Recently at his family’s home Milton Lopez was unloading some groceries when he dropped a lemon. The expected next thing for the Irving junior soccer player to do was to simply bend over and pick it up, but that would have gone against his instincts.
“I used my feet to pick the lemon up and I kicked it up to where I could grab it. I do that [kind of] things on the ground all the time,” Lopez said. “If there’s any ball on the ground I will kick it, like a tennis ball or a basketball.”
Obviously that includes soccer balls too, and when it comes to putting them in the backs of nets in North Texas in 2022 he is currently the best.
Lopez has scored 28 goals, the most among The Dallas Morning News’ area leaders, just ahead of Euless Trinity’s Emmanuel Rutiaga (26). He has already surpassed his 2021 total of 21.
He has six hat tricks this season, including three-goal games against perennial powers such as Plano and Flower Mound Marcus. Lopez also has 10 assists.

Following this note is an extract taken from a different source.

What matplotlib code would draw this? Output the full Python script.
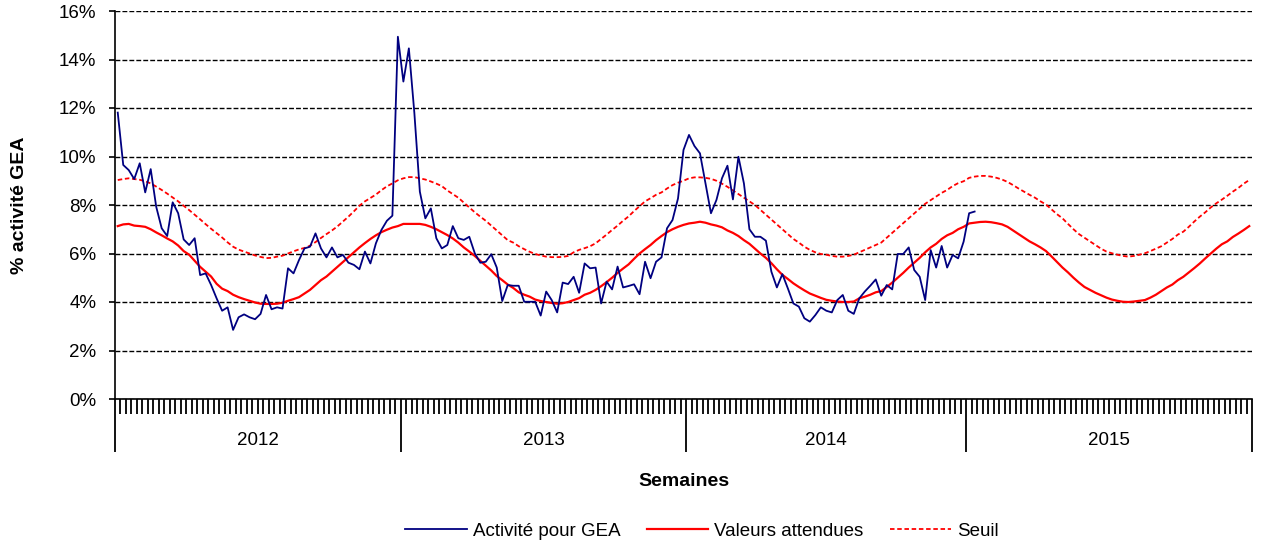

More importantly for Lopez, he has been a key part of Irving — ranked No. 8 in The Dallas Morning News’ Class 6A area rankings — compiling a 12-4-2 record and being in the District 7-6A title hunt with No. 4-ranked Richardson J.J. Pearce (14-2-4) and Lake Highlands (9-5-2). Irving hosts J.J. Pearce on Friday.
Lopez said he is somewhat uncomfortable receiving individual praise and he is quick to deflect that praise to teammates such as Caleb Ceteno (who has 12 assists), Sebastian Gonzalez (11 assists) and Elian Valerino.
“I have scored the goals with the help of my teammates. They put me in the position to put the ball in the back of the net,” Lopez said. “I have scored goals because my teammates have made it easier for me.”
Lopez has put in the work too, with some help from his soccer-savvy family. The lifelong Irving resident has played the sport since the was four years old.
Lopez’s father, also named Milton, played professional soccer in Mexico. His sister Cynthia was also an Irving soccer standout, and this past November helped the Brookhaven College women’s team win the NJCAA Division III national title in Batavia, N.Y. Cynthia is a defender, leading to some one-on-one confrontations with her little brother when they were kids.
“We would go against each other and she would beat me until I was 6 or 7,” Lopez said. “She helped learn that I had to go all-out.”
Lopez said he is inspired by Brazilian international star forward Neymar of Paris Saint-Germain as well as Luis Morales of the Dallas Sidekicks, who helped the 2018 Irving squad advance to the Class 6A state semifinals. Lopez watched that team fall in a state semifinal to Alief Elsik and is hoping to lead this year’s team back there because, in his words, the 2018 squad had misfortune in finishing scoring opportunities and bad bounces.
Irving coach Don Danford said Lopez first caught his attention in 2019 when he played for Austin Middle School in the Irving city championship. He was impressed with the next year because Lopez had the ability to play any position except goalie.
Lopez was an outside midfielder in 2020 and 2021 before moving to striker this season. Lopez scored 21 goals as a sophomore. Danford said Lopez has elements of his game that reminds him of past Irving standouts such as Morales, Ivan Soriano and Gerber Chavez, but Lopez — who is 5-foot-10 — has his own style.
“When you look at him he doesn’t look like somebody who will score 30 goals in a season. He is not flamboyant,” said Danford, who has coached at Irving since 2011. “But he is deceptively fast and deceptively strong and puts himself in the position to score goals.
“His evolution in the game he has done himself. Playing soccer is what he wants to do.”
Lopez said he hopes to play soccer on the collegiate level and professionally.
That commitment was made even stronger in perhaps the most difficult setback he has dealt with in the sport. In a 2-0 loss to J.J. Pearce on March 5, 2021 he suffered a fractured fibula in his left leg.
This injury forced him to miss the rest of the season as Irving fell to McKinney Boyd in the area round of the playoffs. He needed approximately three months to recover.
“I went through a lot of things … depression,” Lopez said. “It made me realize how much I liked soccer. I love playing soccer.”